The plaintiff contends that under Rule 51 of North Carolina Rules of Civil Procedure the above charge is generally an insufficient explanation of the doctrine of sudden emergency and particularly an insufficient explanation of the requirement that defendant must not cause the alleged emergency by his own negligence. Rule 51 requires that the trial court in its charge *297explain the law as it applies to the evidence of the case. The source or cause of the alleged sudden emergency is a vital issue in any consideration of the doctrine of sudden emergency. The trial court made only one reference, and that reference was parenthetical, to the requirement that the defendant, to be able to take advantage of the sudden emergency doctrine, must not bring on the emergency by his own negligence. The clear inference from the charge is that the trial court felt that the fall of the baby did in fact cause a sudden emergency and that said emergency was not brought on by the negligence of the defendants.
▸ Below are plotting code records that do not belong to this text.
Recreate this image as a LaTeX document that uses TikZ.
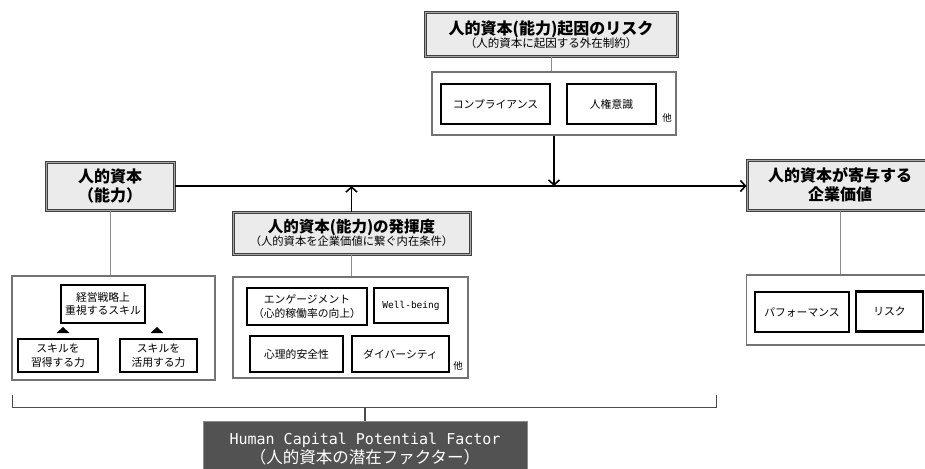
\documentclass[tikz,border=0pt]{standalone}
\usepackage{fontspec}
\setmainfont{Noto Sans CJK JP}
\setmonofont{DejaVu Sans Mono}
\usetikzlibrary{arrows,arrows.meta,shapes}
\tikzstyle{headbox}=[rectangle,draw=black!75,double=black!35,double distance=1pt,line width=1pt,fill=black!8,align=center,inner sep=0pt]
\tikzstyle{groupbox}=[rectangle,draw=black!55,line width=1.1pt,fill=white,inner sep=0pt]
\tikzstyle{itembox}=[rectangle,draw=black,line width=2.4pt,fill=white,align=center,inner sep=0pt,font=\fontsize{10.8}{13.5}\selectfont]
\tikzstyle{factorbox}=[rectangle,draw=black!45,line width=0.8pt,fill=black!68,text=white,align=center,inner sep=0pt]
\tikzstyle{link}=[draw=black!45,line width=0.8pt]
\tikzstyle{edge}=[draw,line width=1.6pt,-{Straight Barb[length=5pt,width=11pt]}]
\tikzstyle{other}=[font=\fontsize{9.5}{11}\selectfont]

\begin{document}
\begin{tikzpicture}[x=1pt,y=-1pt]
    \useasboundingbox (0,0) rectangle (925,468);
    \clip (0,0) rectangle (925,468);

    % heads
    \node[headbox,minimum width=252pt,minimum height=44pt] (risk) at (551,35)
        {{\fontsize{16}{17}\selectfont\bfseries 人的資本(能力)起因のリスク}\\[-1pt]
         {\fontsize{11.5}{13}\selectfont （人的資本に起因する外在制約）}};
    \node[headbox,minimum width=128pt,minimum height=48pt,font=\fontsize{16}{19}\selectfont\bfseries] (cap) at (110,186)
        {人的資本\\（能力）};
    \node[headbox,minimum width=186pt,minimum height=50pt,font=\fontsize{16}{19}\selectfont\bfseries] (value) at (840,185)
        {人的資本が寄与する\\企業価値};
    \node[headbox,minimum width=237pt,minimum height=42pt] (use) at (351.5,233)
        {{\fontsize{15.5}{17}\selectfont\bfseries 人的資本(能力)の発揮度}\\[-1pt]
         {\fontsize{11.3}{13}\selectfont （人的資本を企業価値に繋ぐ内在条件）}};

    % groups
    \foreach \x/\y/\w/\h/\name in {554/103.5/244/63/riskgroup, 113.5/328/203/104/capgroup,
                                   350.5/327.5/235/101/usegroup, 843/310/193/70/valuegroup}
        \node[groupbox,minimum width=\w pt,minimum height=\h pt] (\name) at (\x,\y) {};

    \foreach \head/\group in {risk/riskgroup, cap/capgroup, use/usegroup, value/valuegroup}
        \path[link] (\head.south) -- (\head.south |- \group.north);

    % items
    \foreach \x/\y/\w/\h/\name/\txt in {495.5/104/109/40/comp/コンプライアンス, 611.5/104/89/40/rights/人権意識,
                                        307/306.5/120/37/engage/{エンゲージメント\\（心的稼働率の向上）},
                                        296.5/354/93/36/safety/心理的安全性, 400.5/354/97/36/divers/ダイバーシティ,
                                        802/312/94/40/perf/パフォーマンス, 889.5/311.5/67/40/vrisk/リスク,
                                        103/304/84/38/skill/{経営戦略上\\重視するスキル},
                                        58/355.5/80/33/learn/{スキルを\\習得する力}, 158.5/355.5/77/33/apply/{スキルを\\活用する力}}
        \node[itembox,minimum width=\w pt,minimum height=\h pt] (\name) at (\x,\y) {\txt};
    \node[itembox,minimum width=74pt,minimum height=35pt,font=\ttfamily\fontsize{9.5}{11}\selectfont] (well) at (411,305.5) {Well-being};

    \node[other] (riskmore) at (667,118) {他};
    \node[other] (usemore) at (458,366) {他};

    \foreach \x in {63,157}
        \fill (\x-6.5,333) -- (\x+6.5,333) -- (\x,327) -- cycle;

    % main flow
    \path[edge] (cap.east) -- (cap.east -| value.west);
    \path[edge] (riskgroup.south) -- (riskgroup.south |- cap.east);
    \path[edge] (use.north) -- (use.north |- cap.east);

    % bracket and factor
    \node[factorbox,minimum width=324pt,minimum height=56pt] (factor) at (365,449)
        {{\ttfamily\fontsize{15}{17}\selectfont Human Capital Potential Factor}\\[1pt]
         {\fontsize{16.5}{19}\selectfont （人的資本の潜在ファクター）}};
    \coordinate (bleft) at (12,395);
    \coordinate (bright) at (716,395);
    \coordinate (bmid) at (365,407);
    \draw[black!70,line width=1pt] (bleft) -- (bleft |- bmid) -- (bright |- bmid) -- (bright);
    \draw[black!70,line width=1.2pt] (bmid) -- (factor.north);
\end{tikzpicture}
\end{document}
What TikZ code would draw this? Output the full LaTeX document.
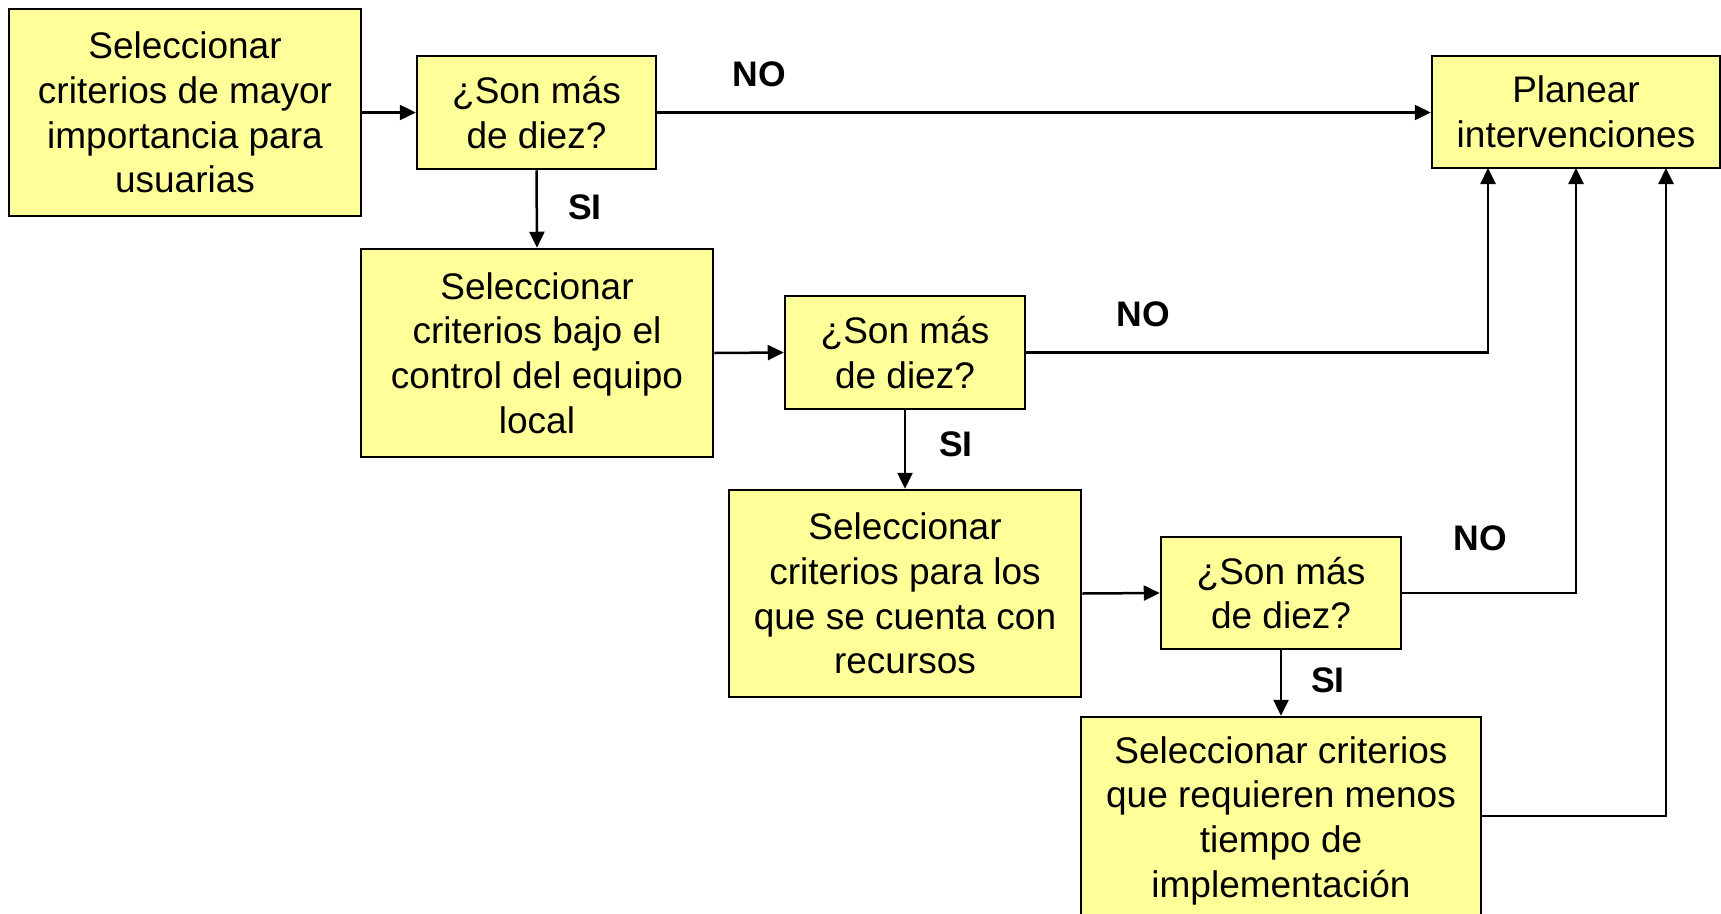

It is the duty of the trial court in a case allegedly involving a sudden emergency to not only instruct that a lesser standard of care is applied in an emergency situation, but also the trial court must instruct that the jury must find that in fact a sudden emergency did exist and that the jury must further find that the emergency was in fact not brought on by the negligence of the defendants. The charge by the trial court was insufficient and we grant a new trial. Rodgers v. Thompson, 256 N.C. 265, 123 S.E. 2d 785 (1962). See also Forga, v. West, 260 N.C. 182, 132 S.E. 2d 357 (1963) ; Johnson v. Simmons, 10 N.C. App. 113, 177 S.E. 2d 721 (1970) ; cert. denied, 277 N.C. 726, 178 S.E. 2d 832 (1971) ; Hoke v. Greyhound Corp., 227 N.C. 412, 42 S.E. 2d 593 (1947) ; Annotation, “Instructions On Sudden Emergency In Motor Vehicle Cases”, 80 A.L.R. 2d 5 (1961).

New trial.

Chief Judge Brock and Judge Hedrick concur.